Book review: ‘The Whites of Their Eyes’ by Jill Lepore

By Doug McNair on November 1, 2011

The Whites of Their Eyes: The Tea Party’s Revolution and the Battle over American History
by Jill Lepore
Princeton University Press (2010), hardcover, 210 pages

A review-blurb on the front cover of this book says, “Lepore is a better reporter than any historian, and a better historian than any reporter.” That short, muddled review is actually quite apt for this short, muddled book, mainly because it points up the fact that the author spends so much time being a reporter that she never quite makes it as a historian.

Her basic thesis is sound enough: the Tea Partiers are guilty of “historical fundamentalism,” which she defines as “the belief that a particular and quite narrowly defined past—‘the founding’—is ageless and sacred and to be worshipped; that certain historical texts—‘the founding documents’—are to be read in the same spirit with which religious fundamentalists read, for instance, the Ten Commandments; that the Founding Fathers were divinely inspired; that the academic study of history (whose standards of evidence and methods of analysis are based on skepticism) is a conspiracy and, furthermore, blasphemy . . . .” Once she states her thesis, however, she launches into a journalistic history of the days before the American Revolution, with lots of entertaining anecdotes about the Founders interspersed with anecdotes about modern-day Tea Partiers.

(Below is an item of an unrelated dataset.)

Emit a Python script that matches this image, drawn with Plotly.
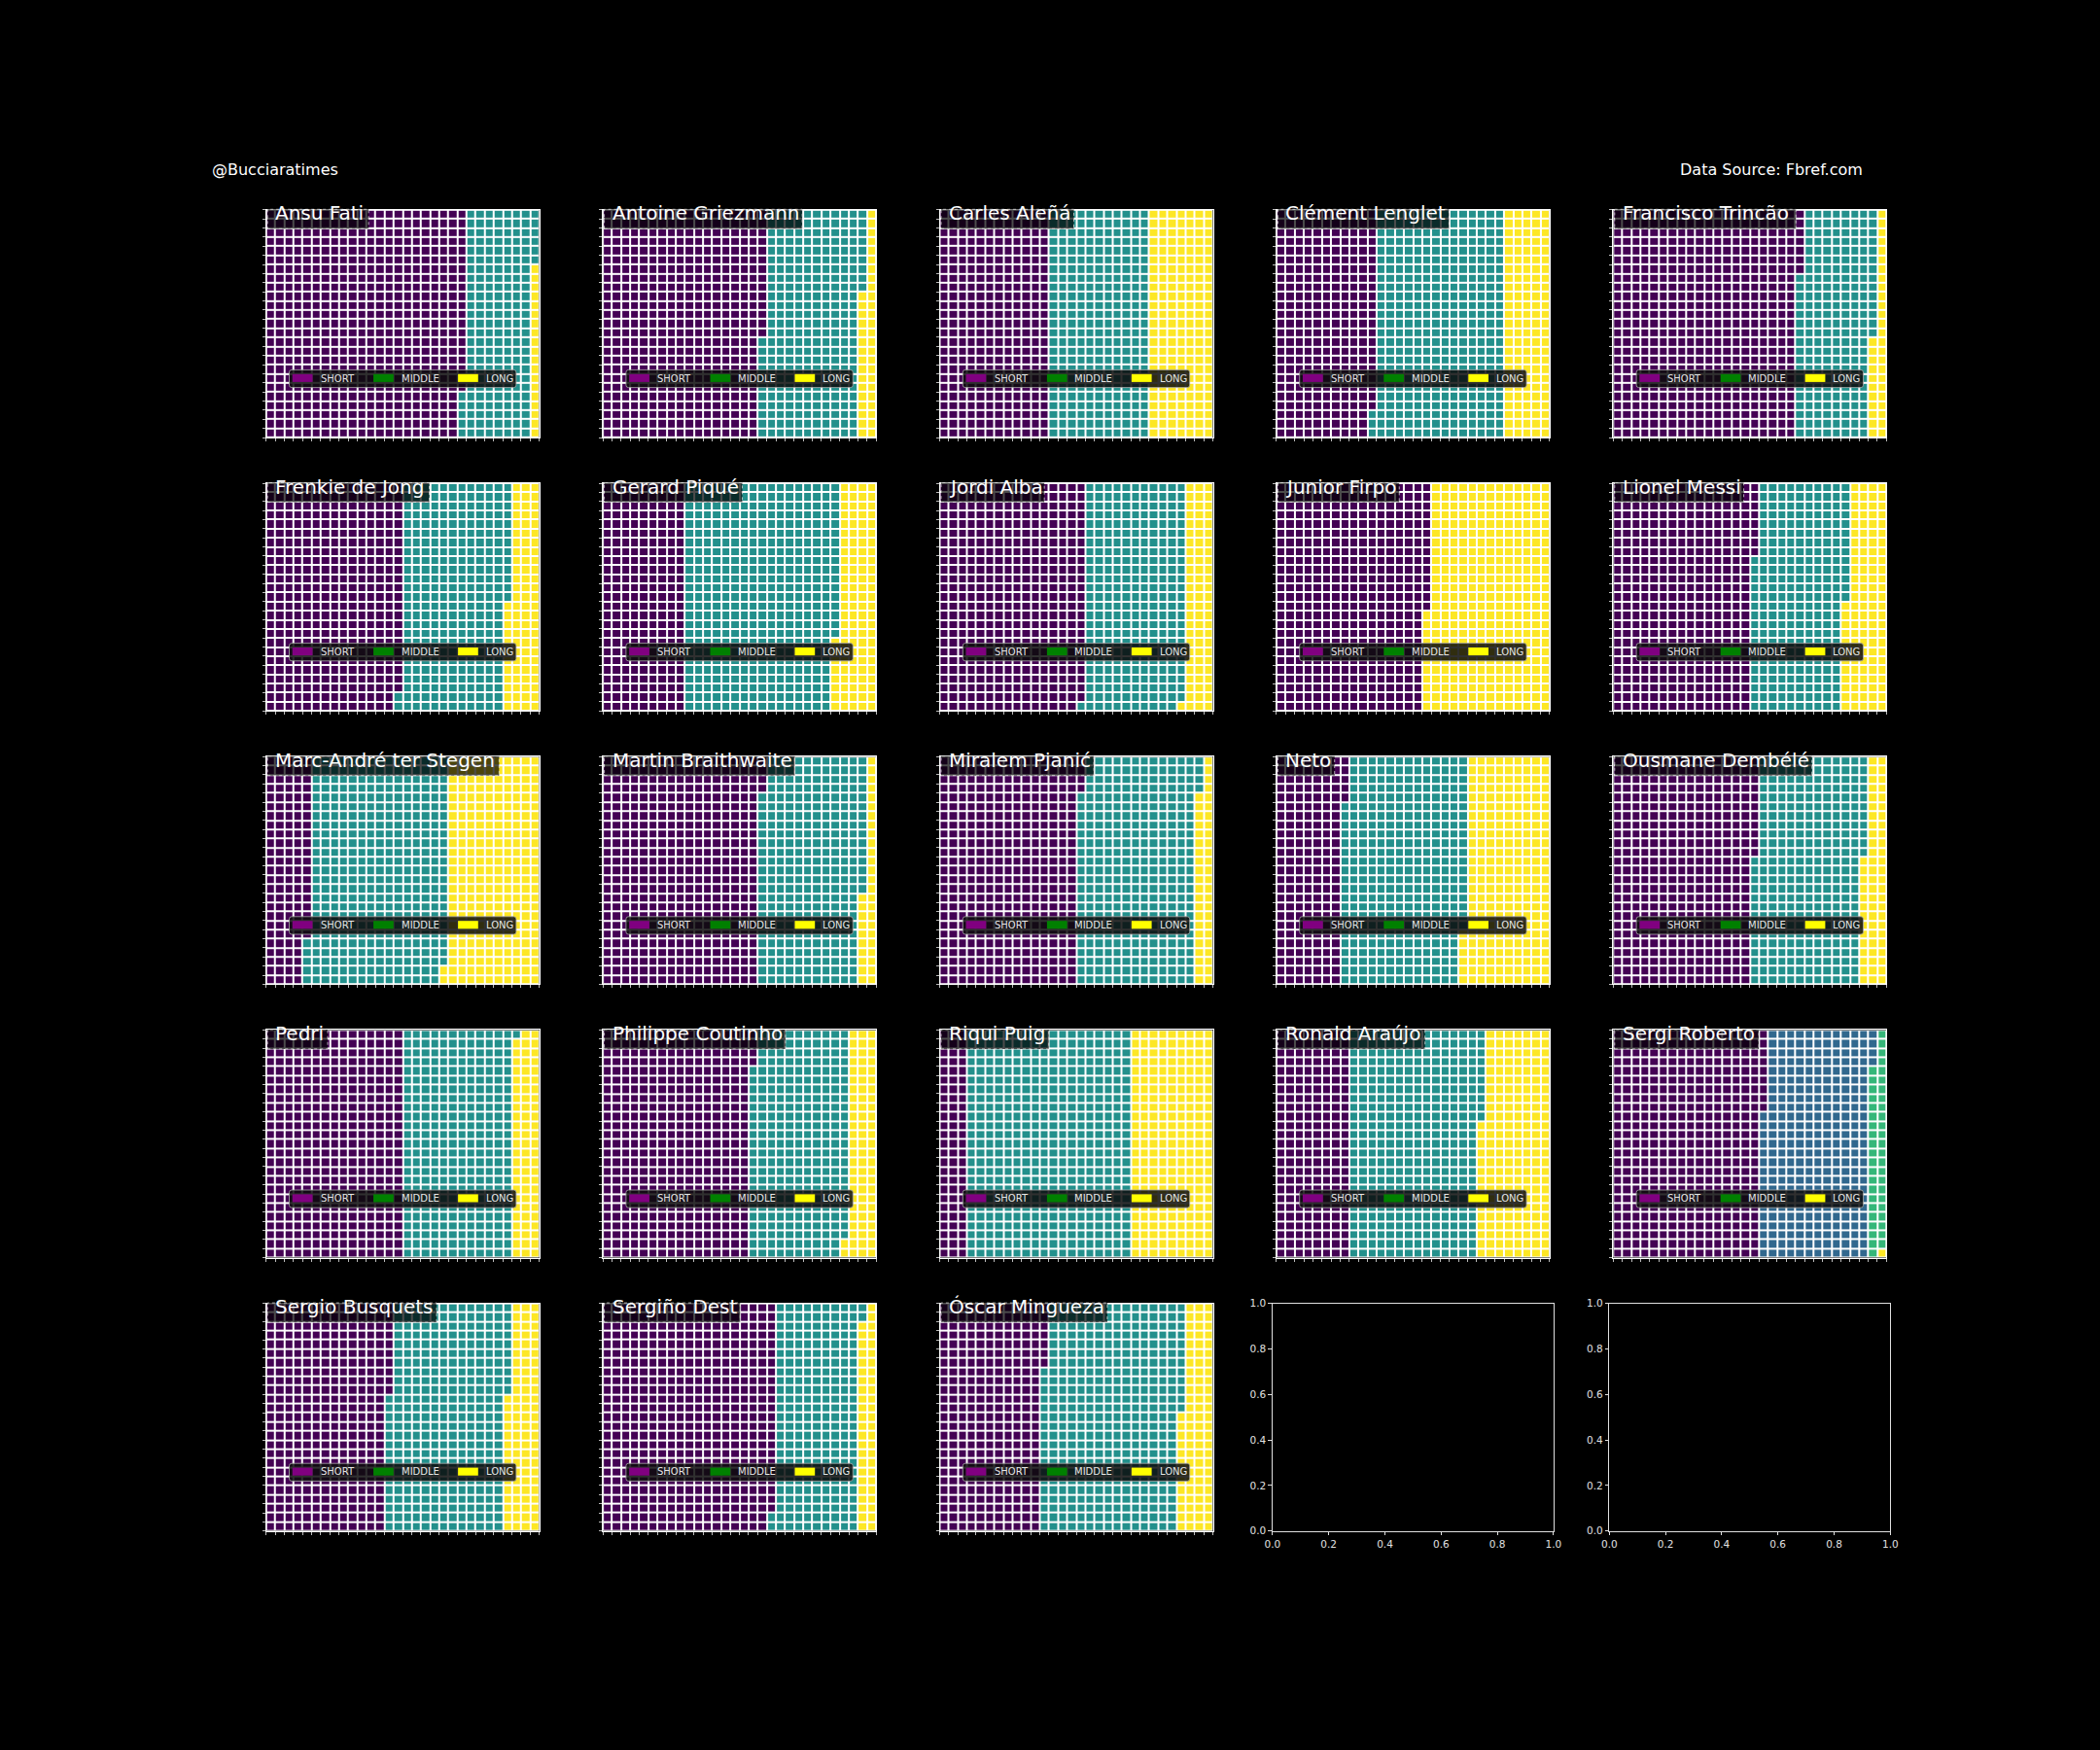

Real analysis of the facts she reports only pops up now and again, and it is soon cast aside for more reportage. She states that the current Tea Party movement has more in common with the 1970s than the 1770s, but anecdotes from the ’70s once again supplant any thorough discussion of the facts. By the end, she’s giving an extended narration of her child’s grade-school history project, using that as an example of the work of real historians.

I’m sorry, but it’s all too cute by half. It would have been better if she’d just left this in its original form: an essay in the New Yorker. There’s not enough here for a whole book, and it’s not nearly a good enough work of history to justify its own demand that the Tea Partiers stop undermining the study of history.